● **Input data**
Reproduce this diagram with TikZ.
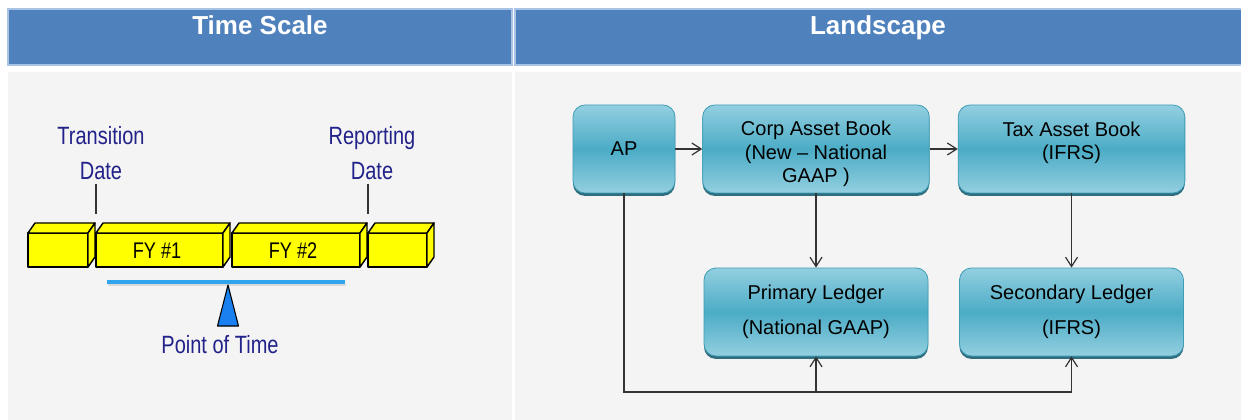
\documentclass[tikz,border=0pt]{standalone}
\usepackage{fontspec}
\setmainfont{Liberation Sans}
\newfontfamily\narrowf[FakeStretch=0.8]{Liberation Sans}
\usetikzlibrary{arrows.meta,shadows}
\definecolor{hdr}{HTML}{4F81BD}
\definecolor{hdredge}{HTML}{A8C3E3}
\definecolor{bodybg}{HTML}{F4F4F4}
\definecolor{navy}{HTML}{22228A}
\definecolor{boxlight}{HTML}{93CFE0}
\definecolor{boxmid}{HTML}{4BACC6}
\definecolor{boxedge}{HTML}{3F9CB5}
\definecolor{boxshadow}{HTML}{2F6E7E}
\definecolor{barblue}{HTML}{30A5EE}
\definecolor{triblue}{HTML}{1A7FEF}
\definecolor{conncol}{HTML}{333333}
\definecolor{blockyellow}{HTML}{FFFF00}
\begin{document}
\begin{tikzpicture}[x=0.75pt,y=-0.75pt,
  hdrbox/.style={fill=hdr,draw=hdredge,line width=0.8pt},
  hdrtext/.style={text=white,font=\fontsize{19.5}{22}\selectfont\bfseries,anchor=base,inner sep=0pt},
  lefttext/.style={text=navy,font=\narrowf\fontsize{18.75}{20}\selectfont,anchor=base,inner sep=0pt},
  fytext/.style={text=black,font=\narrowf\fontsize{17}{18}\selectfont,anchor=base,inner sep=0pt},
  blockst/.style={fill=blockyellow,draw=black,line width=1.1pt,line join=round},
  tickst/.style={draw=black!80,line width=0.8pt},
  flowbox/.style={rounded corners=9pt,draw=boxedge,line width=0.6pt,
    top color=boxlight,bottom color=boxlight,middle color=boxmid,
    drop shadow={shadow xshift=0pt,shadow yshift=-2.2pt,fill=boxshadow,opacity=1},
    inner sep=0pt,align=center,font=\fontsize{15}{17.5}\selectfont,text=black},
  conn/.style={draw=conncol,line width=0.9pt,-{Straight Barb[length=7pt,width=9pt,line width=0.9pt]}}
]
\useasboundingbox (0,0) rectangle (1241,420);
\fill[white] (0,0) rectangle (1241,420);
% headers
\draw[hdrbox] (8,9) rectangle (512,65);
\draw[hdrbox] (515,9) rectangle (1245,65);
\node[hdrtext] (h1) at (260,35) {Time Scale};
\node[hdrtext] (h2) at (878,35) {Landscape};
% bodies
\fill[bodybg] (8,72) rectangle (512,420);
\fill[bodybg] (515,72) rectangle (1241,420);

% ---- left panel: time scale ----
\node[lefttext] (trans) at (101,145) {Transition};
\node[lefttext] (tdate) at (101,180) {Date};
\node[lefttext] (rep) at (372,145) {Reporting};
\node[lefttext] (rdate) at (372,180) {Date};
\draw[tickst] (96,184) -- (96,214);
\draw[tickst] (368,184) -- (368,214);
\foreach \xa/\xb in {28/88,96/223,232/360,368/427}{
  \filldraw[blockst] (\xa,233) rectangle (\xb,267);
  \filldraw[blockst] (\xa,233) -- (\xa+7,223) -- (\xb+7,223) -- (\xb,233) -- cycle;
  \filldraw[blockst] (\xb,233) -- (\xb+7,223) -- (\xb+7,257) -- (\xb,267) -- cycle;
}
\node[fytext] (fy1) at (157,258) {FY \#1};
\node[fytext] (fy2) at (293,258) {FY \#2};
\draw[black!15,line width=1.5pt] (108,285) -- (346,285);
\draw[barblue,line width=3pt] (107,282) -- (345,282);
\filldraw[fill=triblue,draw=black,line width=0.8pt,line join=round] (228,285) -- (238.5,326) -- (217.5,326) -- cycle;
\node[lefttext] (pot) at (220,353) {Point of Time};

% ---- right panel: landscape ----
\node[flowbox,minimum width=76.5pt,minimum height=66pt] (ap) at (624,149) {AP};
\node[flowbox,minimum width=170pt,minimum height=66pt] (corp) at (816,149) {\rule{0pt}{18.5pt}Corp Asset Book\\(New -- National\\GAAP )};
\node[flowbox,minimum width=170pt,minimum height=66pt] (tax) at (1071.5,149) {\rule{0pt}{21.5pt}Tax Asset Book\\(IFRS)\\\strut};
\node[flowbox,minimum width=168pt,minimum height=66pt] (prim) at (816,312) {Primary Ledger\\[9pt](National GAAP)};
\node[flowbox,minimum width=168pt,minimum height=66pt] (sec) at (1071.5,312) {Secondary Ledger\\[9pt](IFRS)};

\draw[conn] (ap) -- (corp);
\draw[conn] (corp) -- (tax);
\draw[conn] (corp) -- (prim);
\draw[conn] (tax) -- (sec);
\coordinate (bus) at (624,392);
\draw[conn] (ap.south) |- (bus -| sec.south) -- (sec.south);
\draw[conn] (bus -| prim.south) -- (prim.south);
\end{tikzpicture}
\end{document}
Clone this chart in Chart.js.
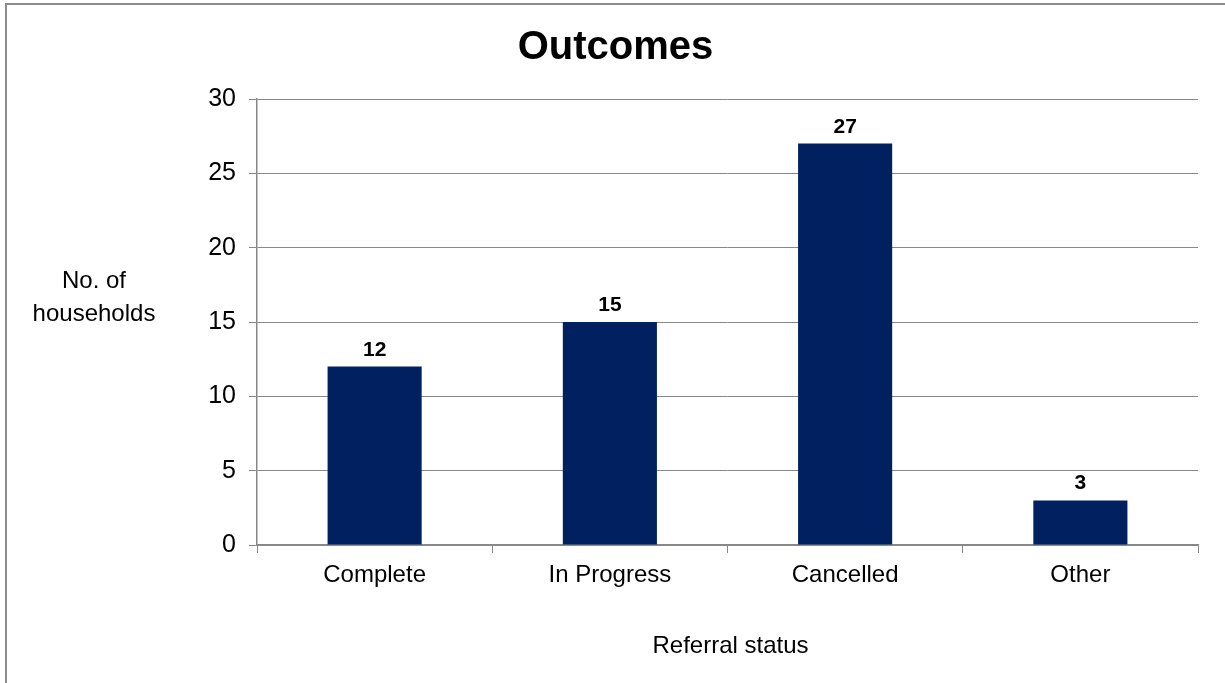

● **Written task**
Above are records with pictures; repeat the records exactly and leave the pictures out.

● **Correct response**
Reproduce this diagram with TikZ.
\documentclass[tikz,border=0pt]{standalone}
\usepackage{fontspec}
\setmainfont{Liberation Sans}
\newfontfamily\narrowf[FakeStretch=0.8]{Liberation Sans}
\usetikzlibrary{arrows.meta,shadows}
\definecolor{hdr}{HTML}{4F81BD}
\definecolor{hdredge}{HTML}{A8C3E3}
\definecolor{bodybg}{HTML}{F4F4F4}
\definecolor{navy}{HTML}{22228A}
\definecolor{boxlight}{HTML}{93CFE0}
\definecolor{boxmid}{HTML}{4BACC6}
\definecolor{boxedge}{HTML}{3F9CB5}
\definecolor{boxshadow}{HTML}{2F6E7E}
\definecolor{barblue}{HTML}{30A5EE}
\definecolor{triblue}{HTML}{1A7FEF}
\definecolor{conncol}{HTML}{333333}
\definecolor{blockyellow}{HTML}{FFFF00}
\begin{document}
\begin{tikzpicture}[x=0.75pt,y=-0.75pt,
  hdrbox/.style={fill=hdr,draw=hdredge,line width=0.8pt},
  hdrtext/.style={text=white,font=\fontsize{19.5}{22}\selectfont\bfseries,anchor=base,inner sep=0pt},
  lefttext/.style={text=navy,font=\narrowf\fontsize{18.75}{20}\selectfont,anchor=base,inner sep=0pt},
  fytext/.style={text=black,font=\narrowf\fontsize{17}{18}\selectfont,anchor=base,inner sep=0pt},
  blockst/.style={fill=blockyellow,draw=black,line width=1.1pt,line join=round},
  tickst/.style={draw=black!80,line width=0.8pt},
  flowbox/.style={rounded corners=9pt,draw=boxedge,line width=0.6pt,
    top color=boxlight,bottom color=boxlight,middle color=boxmid,
    drop shadow={shadow xshift=0pt,shadow yshift=-2.2pt,fill=boxshadow,opacity=1},
    inner sep=0pt,align=center,font=\fontsize{15}{17.5}\selectfont,text=black},
  conn/.style={draw=conncol,line width=0.9pt,-{Straight Barb[length=7pt,width=9pt,line width=0.9pt]}}
]
\useasboundingbox (0,0) rectangle (1241,420);
\fill[white] (0,0) rectangle (1241,420);
% headers
\draw[hdrbox] (8,9) rectangle (512,65);
\draw[hdrbox] (515,9) rectangle (1245,65);
\node[hdrtext] (h1) at (260,35) {Time Scale};
\node[hdrtext] (h2) at (878,35) {Landscape};
% bodies
\fill[bodybg] (8,72) rectangle (512,420);
\fill[bodybg] (515,72) rectangle (1241,420);

% ---- left panel: time scale ----
\node[lefttext] (trans) at (101,145) {Transition};
\node[lefttext] (tdate) at (101,180) {Date};
\node[lefttext] (rep) at (372,145) {Reporting};
\node[lefttext] (rdate) at (372,180) {Date};
\draw[tickst] (96,184) -- (96,214);
\draw[tickst] (368,184) -- (368,214);
\foreach \xa/\xb in {28/88,96/223,232/360,368/427}{
  \filldraw[blockst] (\xa,233) rectangle (\xb,267);
  \filldraw[blockst] (\xa,233) -- (\xa+7,223) -- (\xb+7,223) -- (\xb,233) -- cycle;
  \filldraw[blockst] (\xb,233) -- (\xb+7,223) -- (\xb+7,257) -- (\xb,267) -- cycle;
}
\node[fytext] (fy1) at (157,258) {FY \#1};
\node[fytext] (fy2) at (293,258) {FY \#2};
\draw[black!15,line width=1.5pt] (108,285) -- (346,285);
\draw[barblue,line width=3pt] (107,282) -- (345,282);
\filldraw[fill=triblue,draw=black,line width=0.8pt,line join=round] (228,285) -- (238.5,326) -- (217.5,326) -- cycle;
\node[lefttext] (pot) at (220,353) {Point of Time};

% ---- right panel: landscape ----
\node[flowbox,minimum width=76.5pt,minimum height=66pt] (ap) at (624,149) {AP};
\node[flowbox,minimum width=170pt,minimum height=66pt] (corp) at (816,149) {\rule{0pt}{18.5pt}Corp Asset Book\\(New -- National\\GAAP )};
\node[flowbox,minimum width=170pt,minimum height=66pt] (tax) at (1071.5,149) {\rule{0pt}{21.5pt}Tax Asset Book\\(IFRS)\\\strut};
\node[flowbox,minimum width=168pt,minimum height=66pt] (prim) at (816,312) {Primary Ledger\\[9pt](National GAAP)};
\node[flowbox,minimum width=168pt,minimum height=66pt] (sec) at (1071.5,312) {Secondary Ledger\\[9pt](IFRS)};

\draw[conn] (ap) -- (corp);
\draw[conn] (corp) -- (tax);
\draw[conn] (corp) -- (prim);
\draw[conn] (tax) -- (sec);
\coordinate (bus) at (624,392);
\draw[conn] (ap.south) |- (bus -| sec.south) -- (sec.south);
\draw[conn] (bus -| prim.south) -- (prim.south);
\end{tikzpicture}
\end{document}
Clone this chart in Chart.js.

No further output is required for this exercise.